Abstract

The neighbor discovery protocol (NDP) is a stateless protocol facilitating link local communication in IPv6 networks. The nodes employ IPv6 NDP to locate other hosts/routers on the link, cover resolution of link layer addresses, duplicate address detections and track reachability status about paths to active nodes. However, link local communication using NDP is susceptible to some severe attacks, which if neglected leave the network vulnerable. Attackers can spoof source addresses of legitimate nodes by forging NDP messages and propel attacks like Denial of Service (DoS) and Man-in-the-Middle (MITM) leading to failure of IPv6 host initialization. To avert this, RFC 3971 advocates employing Secure Neighbor Discovery (SeND) to make the process inviolable. SeND fortifies message tampering, prevents IPv6 address theft, including protection against replay attacks and enable validation of routers on the link.

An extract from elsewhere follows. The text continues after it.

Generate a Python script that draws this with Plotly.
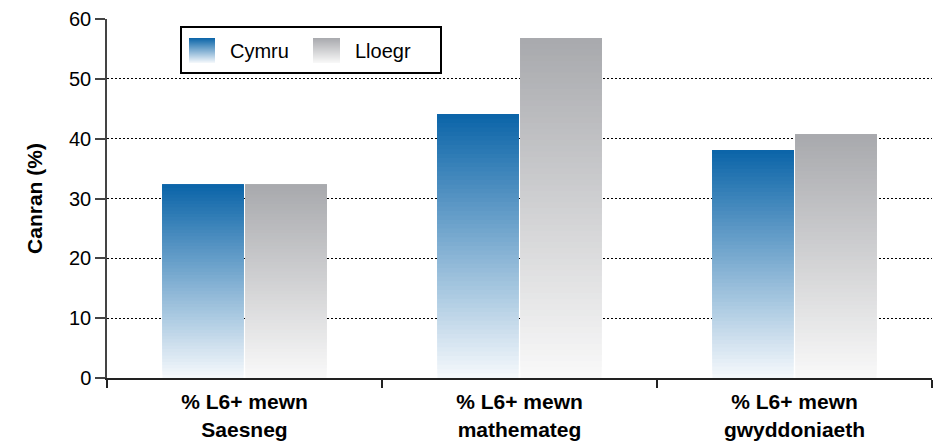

Although SeND is a robust link layer security mechanism, its practical implementation is reported to have serious shortcomings like cryptographic algorithms which impact computational complexity including bandwidth utilization, as such negate their implementation and adoption. Moreover, the protocol itself fails to provide the confidentiality factor in the network. SeND also falls short of mature unabridged implementations in commercial operating systems and network devices. This paper revisits the protocol implementation and reviews its deployment challenges. This article also discusses some feasible proposals and recommendations for facilitating practical deployment of SeND in IPv6 networks including resource constrained devices like mobile phones.